Tidak dimungkiri, sistem yang diterapkan saat ini bukan lagi habitat ideal bagi makhluk yang bernama manusia. Paradigma sekularisme yang mendasarinya begitu mengagungkan kebebasan atas nama HAM. Peran agama benar-benar disingkirkan. Nilai-nilai moral dipandang sebagai urusan personal yang terlarang bagi negara untuk mencampurinya.
Ditambah lagi, agama yang menjadi kunci kemuliaan justru diotak-atik dengan narasi moderasi dan deradikalisasi, walhasil Islam yang dimoderasi dan dideradikalisasi, sejatinya adalah Islam yang toleran terhadap nilai-nilai Barat yang sekuler dan mengagungkan hak asasi. Termasuk hak asasi untuk berbuat semaunya dan berdampak menyebarluaskan kerusakan.
Parahnya lagi penerapan sistem ekonomi kapitalisme yang lahir dari sekularisme, telah meniscayakan cara pandang yang dipenuhi nilai-nilai materialisme. Kekuasaan tidak ubahnya seperti sebuah perusahaan bagi para pemilik modal. Hubungan rakyat dan negara, tidak ubahnya seperti bisnis jual beli. Apa pun yang menguntungkan akan dibiarkan berjalan. Tidak heran jika bisnis syahwat yang melenakan pandanga mata, hati dan jiwa semakin melarutkan alunan makna kebahagiaan yang menipu.

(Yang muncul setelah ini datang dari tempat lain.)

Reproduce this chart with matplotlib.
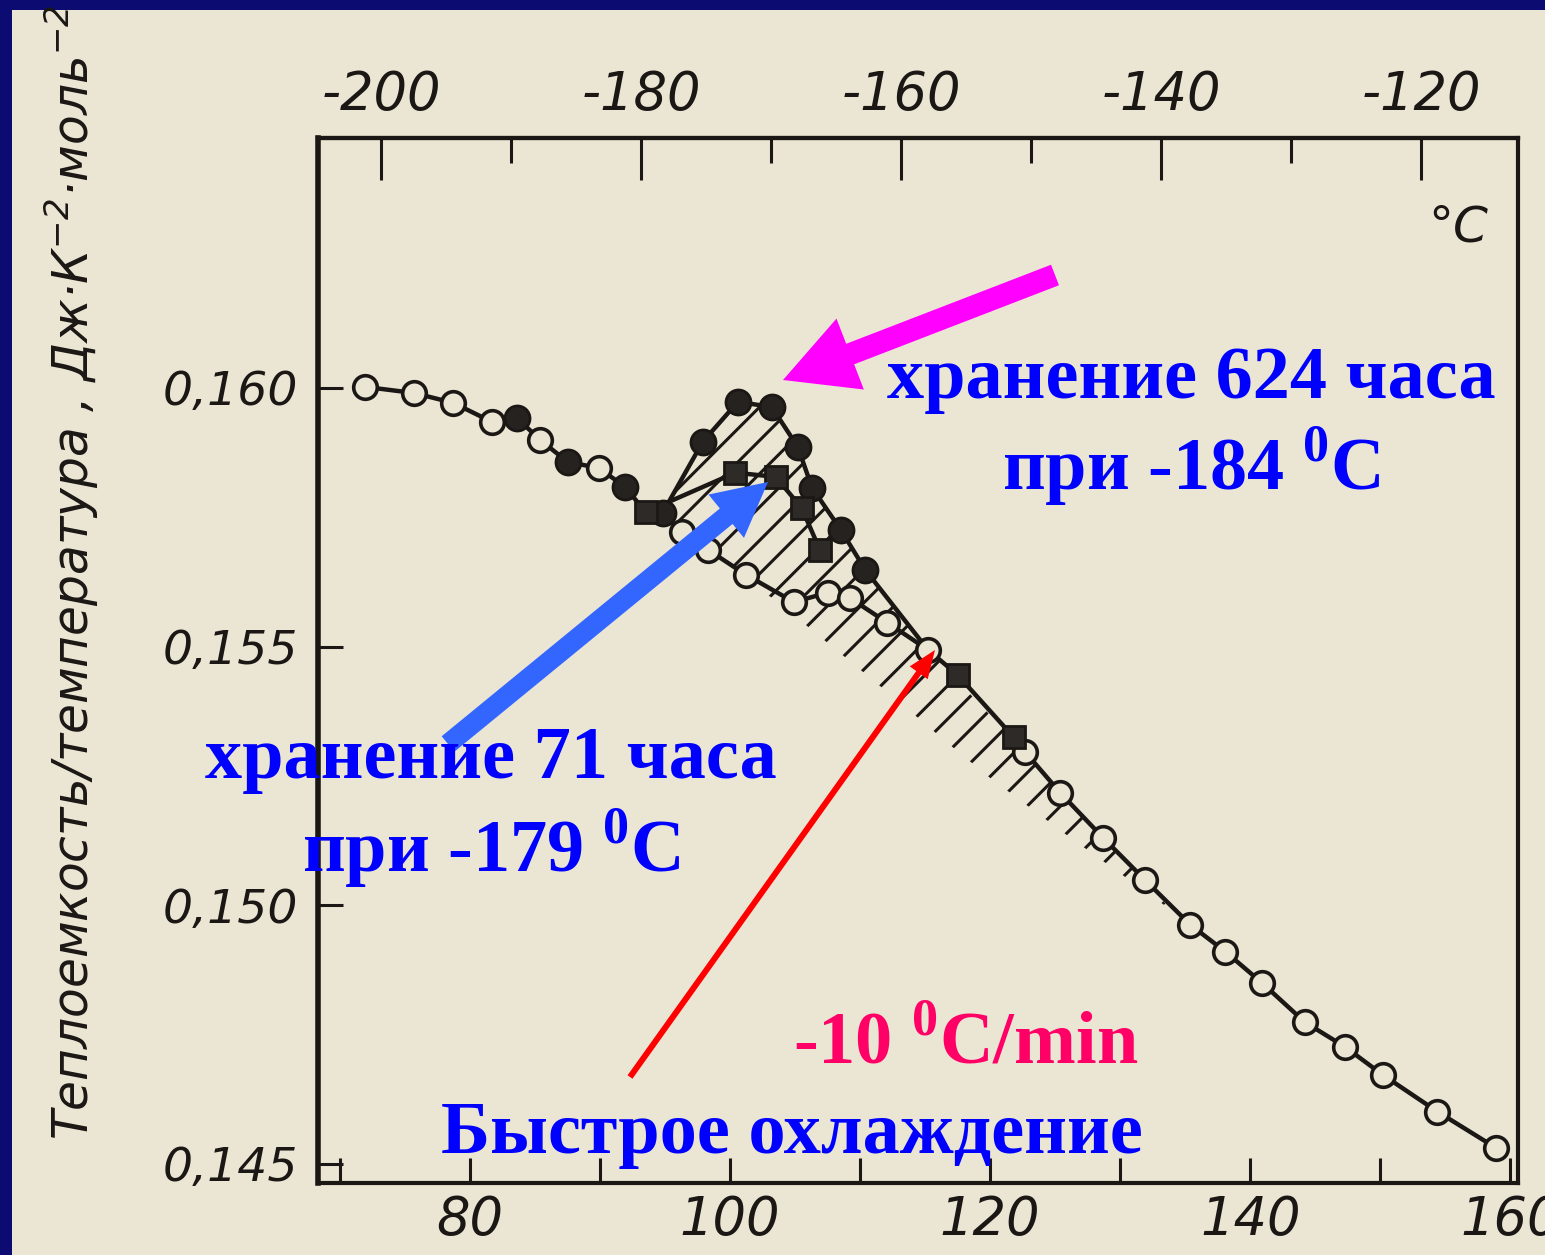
import matplotlib
matplotlib.use('Agg')
from matplotlib import pyplot as plt
from matplotlib.patches import Rectangle, FancyArrowPatch
from matplotlib.ticker import FuncFormatter, FixedLocator
import numpy as np

# быстрое охлаждение, -10 C/min (светлые кружки), T в K
quench_T = [71.9, 75.7, 78.7, 81.7, 85.4, 89.9, 96.3, 98.3, 101.2, 104.9, 107.5,
            109.2, 112.1, 115.2, 122.7, 125.4, 128.7, 131.9, 135.4, 138.1, 140.9,
            144.2, 147.3, 150.2, 154.4, 158.9]
quench_c = [0.16002, 0.15990, 0.15971, 0.15934, 0.15899, 0.15845, 0.15722, 0.15687,
            0.15639, 0.15586, 0.15604, 0.15594, 0.15546, 0.15494, 0.15296, 0.15217,
            0.15130, 0.15049, 0.14962, 0.14910, 0.14850, 0.14774, 0.14726, 0.14672,
            0.14601, 0.14531]

# хранение 624 часа при -184 C (черные кружки)
store624_T = [83.6, 87.5, 91.9, 94.8, 97.9, 100.6, 103.2, 105.2, 106.3, 108.5, 110.4]
store624_c = [0.15942, 0.15857, 0.15809, 0.15758, 0.15896, 0.15973, 0.15963, 0.15886,
              0.15807, 0.15726, 0.15648]

# хранение 71 час при -179 C (черные квадраты)
store71_T = [93.5, 100.4, 103.5, 105.5, 106.9, 117.5, 121.8]
store71_c = [0.15760, 0.15836, 0.15828, 0.15768, 0.15687, 0.15445, 0.15325]

# нижний край заштрихованной полосы
low_T = [101.2, 104.6, 107.7, 110.8, 113.9, 116.9, 120.0, 123.1, 126.2, 129.2, 132.3, 133.9]
low_c = [0.15633, 0.15567, 0.15503, 0.15439, 0.15374, 0.15310, 0.15246, 0.15188,
         0.15130, 0.15076, 0.15020, 0.14991]

# деления осей
k_major = [80, 100, 120, 140, 160]
k_minor = [70, 90, 110, 130, 150]
c_major = [-200, -180, -160, -140, -120]
c_minor = [-190, -170, -150, -130]
y_major = [0.145, 0.150, 0.155, 0.160]

W, H = 1545, 1255
PAPER = '#ebe5d3'
NAVY = '#0b0b72'
INK = '#1a1715'

plt.rcParams['axes.unicode_minus'] = False
plt.rcParams['hatch.linewidth'] = 2.2
TICKFONT = ['DejaVu Sans']
BOLD = ['Liberation Serif', 'DejaVu Serif']
plt.rcParams['mathtext.fontset'] = 'custom'
plt.rcParams['mathtext.rm'] = 'Liberation Serif:bold'

fig = plt.figure(figsize=(W / 100, H / 100), dpi=100)
fig.patch.set_facecolor(NAVY)
fig.add_artist(Rectangle((12 / W, 0), 1 - 12 / W, 1 - 10 / H, transform=fig.transFigure,
                         facecolor=PAPER, edgecolor='none', zorder=0))

ax = fig.add_axes([318 / W, 1 - 1183 / H, (1518 - 318) / W, (1183 - 138) / H])
ax.set_facecolor('none')
ax.set_xlim(68.3, 160.6)
ax.set_ylim(0.14463, 0.16483)

qT, qc = np.array(quench_T), np.array(quench_c)
fT, fc = np.array(store624_T), np.array(store624_c)
sT, sc = np.array(store71_T), np.array(store71_c)

# штриховка между кривыми
up_T = np.concatenate([fT[3:], qT[(qT > 115) & (qT < 133)], [low_T[-1]]])
up_c = np.concatenate([fc[3:], qc[(qT > 115) & (qT < 133)], [low_c[-1]]])
dn_T = np.concatenate([low_T[::-1], qT[(qT > 95) & (qT < 101)][::-1]])
dn_c = np.concatenate([low_c[::-1], qc[(qT > 95) & (qT < 101)][::-1]])
ax.fill(np.concatenate([up_T, dn_T]), np.concatenate([up_c, dn_c]),
        fill=False, hatch='/', edgecolor=INK, linewidth=0, zorder=1)

# общая кривая
mT = np.concatenate([qT, fT[:4], sT[:1], sT[5:]])
mc = np.concatenate([qc, fc[:4], sc[:1], sc[5:]])
order = np.argsort(mT)
ax.plot(mT[order], mc[order], color=INK, lw=3.2, zorder=2)
ax.plot(np.append(fT[3:], qT[13]), np.append(fc[3:], qc[13]), color=INK, lw=3.2, zorder=2)
ax.plot(sT[:5], sc[:5], color=INK, lw=3.2, zorder=2)

ax.plot(qT, qc, 'o', ms=17, mfc=PAPER, mec=INK, mew=2.6, zorder=3)
ax.plot(fT, fc, 'o', ms=18, mfc='#262220', mec=INK, mew=2, zorder=4)
ax.plot(sT, sc, 's', ms=16, mfc='#2e2a28', mec=INK, mew=2, zorder=4)

for s in ax.spines.values():
    s.set_linewidth(3)
    s.set_color(INK)
ax.spines['left'].set_linewidth(4)

ax.xaxis.set_major_locator(FixedLocator(k_major))
ax.xaxis.set_minor_locator(FixedLocator(k_minor))
ax.yaxis.set_major_locator(FixedLocator(y_major))
ax.yaxis.set_major_formatter(FuncFormatter(lambda v, p: f'{v:.3f}'.replace('.', ',')))
ax.tick_params(which='both', direction='in', length=18, width=2.2, color=INK)
ax.tick_params(axis='x', pad=8, labelsize=38)
ax.tick_params(axis='y', pad=14, labelsize=34)
for lab in ax.get_xticklabels() + ax.get_yticklabels():
    lab.set_family(TICKFONT)
    lab.set_style('italic')
    lab.set_color(INK)

top = ax.secondary_xaxis('top', functions=(lambda k: k - 273.15, lambda c: c + 273.15))
top.xaxis.set_major_locator(FixedLocator(c_major))
top.xaxis.set_minor_locator(FixedLocator(c_minor))
top.tick_params(which='major', direction='in', length=30, width=2.2, color=INK, pad=12, labelsize=38)
top.tick_params(which='minor', direction='in', length=18, width=2.2, color=INK)
top.spines['top'].set_linewidth(3)
for lab in top.get_xticklabels():
    lab.set_family(TICKFONT)
    lab.set_style('italic')
    lab.set_color(INK)

fig.text(1458 / W, 1 - 228 / H, '°C', fontsize=36, style='italic', family=TICKFONT,
         color=INK, ha='center', va='center')
fig.text(72 / W, 1 - 1140 / H, 'Теплоемкость/температура , Дж·К$^{\\mathregular{-2}}$·моль$^{\\mathregular{-2}}$',
         rotation=90, fontsize=35, style='italic', family=TICKFONT, color=INK,
         ha='center', va='bottom')


def fin(x, y):
    return (x / 100, (H - y) / 100)


def arrow(x0, y0, x1, y1, tail, hw, hl, color):
    a = FancyArrowPatch(fin(x0, y0), fin(x1, y1), transform=fig.dpi_scale_trans,
                        arrowstyle=f'simple,tail_width={tail * 0.72},head_width={hw * 0.72},head_length={hl * 0.72}',
                        mutation_scale=1, shrinkA=0, shrinkB=0, color=color, lw=0, zorder=10)
    fig.add_artist(a)


arrow(1055, 275, 783, 380, 22, 76, 72, '#ff00ff')
arrow(448, 744, 768, 482, 20, 56, 54, '#3366ff')
arrow(630, 1077, 935, 650, 6, 22, 28, '#ff0000')

txt = dict(fontsize=53.5, weight='bold', family=BOLD, ha='center', va='center', zorder=11)
fig.text(1191 / W, 1 - 380 / H, 'хранение 624 часа', color='#0000ff', **txt)
fig.text(1191 / W, 1 - 466 / H, 'при -184 $^{0}$C', color='#0000ff', **txt)
fig.text(491 / W, 1 - 760 / H, 'хранение 71 часа', color='#0000ff', **txt)
fig.text(491 / W, 1 - 848 / H, 'при -179 $^{0}$C', color='#0000ff', **txt)
fig.text(966 / W, 1 - 1045 / H, '-10 $^{0}$C/min', color='#ff0066', **txt)
fig.text(792 / W, 1 - 1135 / H, 'Быстрое охлаждение', color='#0000ff', **txt)

fig.savefig('out.png', dpi=100, facecolor=NAVY)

Kejahatan sistemik telah memporakporandakan pembentukan kepribadian mulia di negeri ini, hingga wajarlah fenomena “Red Flag” menjadi pokok bahasan yang membuat kecemasan pada sekian banyak pasangan. Kepribadian pasangan yang dianggap toksik dan memandang saling toksik menghancurkan arah langkah peradaban manusia. Ambyar lah tujuan pernikahan, hancurlah cita-cita mewujudkan keturunan tangguh nan cemerlang.